Le silence du puissant pharisien
Ne pouvant plus « placer son espoir que dans une force extérieure à lui-même », Lenz se jette aux pieds de son pasteur de père, récemment promu surintendant général. Face au religieux richement vêtu qui le surplombe, lui, ses guenilles et son repentir, Lenz se confond en témoignages de tendresse et d’humilité ; mais chacun de ces mots semble un oiseau blanc voué à s’écraser contre une vitre d’impassibilité. Son père organise en effet ce soir-là sa fête de promotion et, démiurge autoproclamé, règle les détails de la cérémonie comme une seconde Création. Au silence froid et solennel du géant, « fermant à clé le royaume des Cieux devant les hommes »3 à l’image d’une civilisation qui a jeté le discrédit sur les passions humaines, Lenz oppose son corps recroquevillé, ses gestes saccadés, sa voix criarde qui se brise en centaines d’éclats sonores, dévoilant le chaos qui mine de l’intérieur ce simulacre d’harmonie, brisant symboliquement l’ordre social incarné par un père hermétique à la coupe de douleur que lui présente son fils.
Le sang du banni
« Voyez-vous, ma maladie, comme la vie même, nous est à tous une énigme, que nous décomposions et décrivions ce qu’elle est, ses causes et ses conséquence de quelque façon que nous voulions », expliquait le poète à son médecin, dans le Lenz de Büchner.
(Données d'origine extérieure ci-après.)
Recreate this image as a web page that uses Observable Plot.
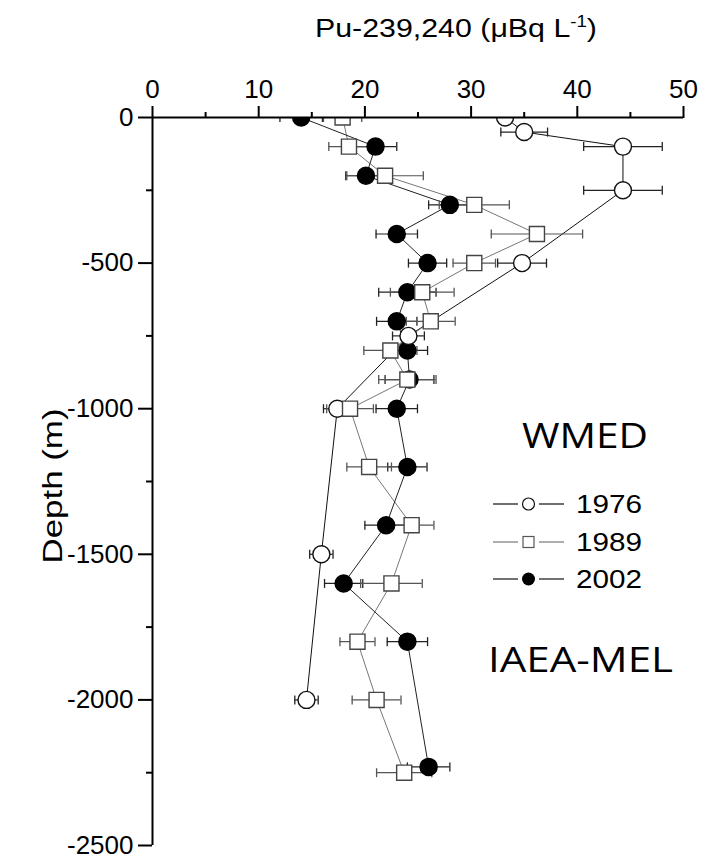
<!DOCTYPE html>
<html>
<head>
<meta charset="utf-8">
<script src="https://cdn.jsdelivr.net/npm/d3@7"></script>
<script src="https://cdn.jsdelivr.net/npm/@observablehq/plot@0.6"></script>
<style>
  html, body { margin: 0; padding: 0; background: #fff; }
  #chart { width: 701px; height: 861px; }
</style>
</head>
<body>
<div id="chart"></div>
<script>
// ---- data ----
const depth1976 = [0, -50, -100, -250, -500, -750, -1000, -1500, -2000];
const pu1976    = [33.2, 35.0, 44.3, 44.3, 34.8, 24.1, 17.4, 15.9, 14.5];
const err1976   = [null, 2.2, 3.7, 3.7, 2.3, 1.5, 1.3, 1.1, 1.1];

const depth1989 = [0, -100, -200, -300, -400, -500, -600, -700, -800, -900, -1000, -1200, -1400, -1600, -1800, -2000, -2250];
const pu1989    = [17.9, 18.5, 21.9, 30.3, 36.2, 30.3, 25.4, 26.2, 22.4, 24.0, 18.6, 20.4, 24.4, 22.5, 19.3, 21.1, 23.7];
const err1989   = [1.8, 1.9, 3.6, 3.3, 4.3, 2.0, 3.0, 2.3, 2.5, 2.7, 2.2, 2.1, 2.1, 2.9, 1.65, 2.3, 2.6];

const depth2002 = [0, -100, -200, -300, -400, -500, -600, -700, -800, -900, -1000, -1200, -1400, -1600, -1800, -2230];
const pu2002    = [14.0, 21.0, 20.1, 28.0, 23.0, 25.9, 24.0, 23.0, 24.0, 24.2, 23.0, 24.0, 22.0, 18.0, 24.0, 26.0];
const err2002   = [2.0, 2.0, 1.9, 2.0, 1.95, 1.8, 2.7, 1.9, 1.9, 2.3, 1.95, 1.85, 2.0, 1.8, 1.9, 2.0];

const xTicks = [0, 10, 20, 30, 40, 50];
const xMinor = [5, 15, 25, 35, 45];
const yTicks = [0, -500, -1000, -1500, -2000, -2500];
const yMinor = [-250, -750, -1250, -1750, -2250];

const years = ["1976", "1989", "2002"];
const xTitle = "Pu-239,240 (\u03BCBq L";
const xTitleSup = "-1";
const yTitle = "Depth (m)";
const regionLabel = "WMED";
const labLabel = "IAEA-MEL";

// ---- build tables ----
const rows = (d, p, e) => d.map((v, i) => ({depth: v, pu: p[i], err: e[i]}));
const s1976 = rows(depth1976, pu1976, err1976);
const s1989 = rows(depth1989, pu1989, err1989);
const s2002 = rows(depth2002, pu2002, err2002);

const vbar = {
  draw(ctx, size) {
    const h = Math.sqrt(size / Math.PI);
    ctx.moveTo(0, -h);
    ctx.lineTo(0, h);
  }
};

function errMarks(data, color) {
  const e = data.filter(d => d.err != null);
  return [
    Plot.ruleY(e, {y: "depth", x1: d => d.pu - d.err, x2: d => d.pu + d.err, stroke: color, strokeWidth: 1.2, clip: true}),
    Plot.dot(e, {x: d => d.pu - d.err, y: "depth", symbol: vbar, r: 4.5, fill: "none", stroke: color, strokeWidth: 1.3, clip: true}),
    Plot.dot(e, {x: d => d.pu + d.err, y: "depth", symbol: vbar, r: 4.5, fill: "none", stroke: color, strokeWidth: 1.3, clip: true})
  ];
}

const chart = Plot.plot({
  width: 701,
  height: 861,
  marginLeft: 152,
  marginRight: 18,
  marginTop: 117,
  marginBottom: 16,
  style: {fontFamily: "Liberation Sans, Arial, sans-serif", fontSize: "26px", color: "black", background: "white"},
  x: {domain: [0, 50]},
  y: {domain: [-2500, 0]},
  marks: [
    Plot.axisX(xTicks, {anchor: "top", tickSize: 12, tickPadding: 8, strokeWidth: 2, label: null, tickFormat: d => String(d), fontSize: 26}),
    Plot.axisX(xMinor, {anchor: "top", tickSize: 6, strokeWidth: 2, label: null, tickFormat: () => ""}),
    Plot.axisY(yTicks, {anchor: "left", tickSize: 14, tickPadding: 5, strokeWidth: 2, label: null, tickFormat: d => String(d), fontSize: 26}),
    Plot.axisY(yMinor, {anchor: "left", tickSize: 6, strokeWidth: 2, label: null, tickFormat: () => ""}),
    Plot.line(s1976, {x: "pu", y: "depth", stroke: "#111", strokeWidth: 1}),
    Plot.line(s1989, {x: "pu", y: "depth", stroke: "#777", strokeWidth: 1}),
    Plot.line(s2002, {x: "pu", y: "depth", stroke: "#222", strokeWidth: 1}),
    ...errMarks(s2002, "#222"),
    ...errMarks(s1976, "#222"),
    ...errMarks(s1989, "#555"),
    Plot.dot(s2002, {x: "pu", y: "depth", r: 8.5, fill: "black", stroke: "black", clip: true}),
    Plot.dot(s1976, {x: "pu", y: "depth", r: 8.5, fill: "white", stroke: "#111", strokeWidth: 1.4, clip: true}),
    Plot.dot(s1989, {x: "pu", y: "depth", symbol: "square", r: 8.5, fill: "white", stroke: "#444", strokeWidth: 1.4, clip: true}),
    Plot.ruleY([0], {stroke: "black", strokeWidth: 2}),
    Plot.ruleX([0], {stroke: "black", strokeWidth: 2})
  ]
});

document.getElementById("chart").appendChild(chart);

// ---- titles, legend, annotations ----
const svg = d3.select(chart);
const t = svg.append("text")
  .attr("x", 315).attr("y", 37)
  .attr("text-anchor", "start")
  .attr("font-family", "Liberation Sans, Arial, sans-serif")
  .attr("font-size", 26)
  .attr("fill", "black")
  .attr("textLength", 282).attr("lengthAdjust", "spacingAndGlyphs");
t.append("tspan").text(xTitle);
t.append("tspan").attr("font-size", 16).attr("dy", -10).text(xTitleSup);
t.append("tspan").attr("dy", 10).text(")");

svg.append("text")
  .attr("transform", "translate(62,486) rotate(-90)")
  .attr("text-anchor", "middle")
  .attr("font-family", "Liberation Sans, Arial, sans-serif")
  .attr("font-size", 27)
  .attr("fill", "black")
  .attr("textLength", 155).attr("lengthAdjust", "spacingAndGlyphs")
  .text(yTitle);

svg.append("text")
  .attr("x", 522).attr("y", 448)
  .attr("text-anchor", "start")
  .attr("font-family", "Open Sans, sans-serif")
  .attr("font-size", 35)
  .attr("fill", "black")
  .attr("textLength", 126).attr("lengthAdjust", "spacingAndGlyphs")
  .text(regionLabel);

svg.append("text")
  .attr("x", 488).attr("y", 672)
  .attr("text-anchor", "start")
  .attr("font-family", "Open Sans, sans-serif")
  .attr("font-size", 35)
  .attr("fill", "black")
  .attr("textLength", 185).attr("lengthAdjust", "spacingAndGlyphs")
  .text(labLabel);

const legendY = [504, 542, 579];
const legendLine = ["#111", "#777", "#111"];
years.forEach((yr, i) => {
  const g = svg.append("g").attr("transform", `translate(0,${legendY[i]})`);
  g.append("line").attr("x1", 493).attr("x2", 518).attr("stroke", legendLine[i]).attr("stroke-width", 1.2);
  g.append("line").attr("x1", 539).attr("x2", 564).attr("stroke", legendLine[i]).attr("stroke-width", 1.2);
  if (i === 0) g.append("circle").attr("cx", 528.5).attr("r", 6).attr("fill", "white").attr("stroke", "#111").attr("stroke-width", 1.2);
  if (i === 1) g.append("rect").attr("x", 523).attr("y", -5.5).attr("width", 11).attr("height", 11).attr("fill", "white").attr("stroke", "#555").attr("stroke-width", 1.2);
  if (i === 2) g.append("circle").attr("cx", 528.5).attr("r", 6.5).attr("fill", "black");
  g.append("text").attr("x", 576).attr("y", 9)
    .attr("text-anchor", "start")
    .attr("font-family", "Liberation Sans, Arial, sans-serif")
    .attr("font-size", 25)
    .attr("fill", "black")
    .attr("textLength", 66).attr("lengthAdjust", "spacingAndGlyphs")
    .text(yr);
});
</script>
</body>
</html>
À l’instar du mal qui frappe le Woyzeck de Büchner, devenu fou d’avoir été ainsi avili par une société sans âme, qui damne les miséreux, encense leurs bourreaux, et impose de n’aimer jamais qu’en surface, la folie de Lenz expose l’indivisibilité du lien entre vie et passion, décidant du destin de ces errants « dont le monde n’était pas digne »4. Ainsi Lenz se trouve-t-il exclu du prétendu sanctuaire « où tant de croix sont dressées, et dans [lequel], à force de croix et de Christs, on oublie et lui-même et sa croix »5. Sacrifié sur l’autel de la bienséance, abandonné du père, « sous un ciel qui n’arrête jamais de se taire », son sang s’écoule dans l’herbe chaude avec l’extraordinaire beauté d’une chrysalide à l’aube de sa rupture.
À la jonction de la figure du fol-en-Christ et du Juif errant, Lenz porte le stigmate du déshérité, à la fois victime d’une civilisation et inlassablement en quête de son au-delà encore imperceptible. À cet égard, le texte de G.Hofmann agit comme une révélation, un appel lancé « à travers le temps et l’histoire »6, une résurrection discrète de cette figure singulière et prodigieuse, dont la vie fut toute entière tournée vers le besoin éperdu de défier l’étroitesse du monde.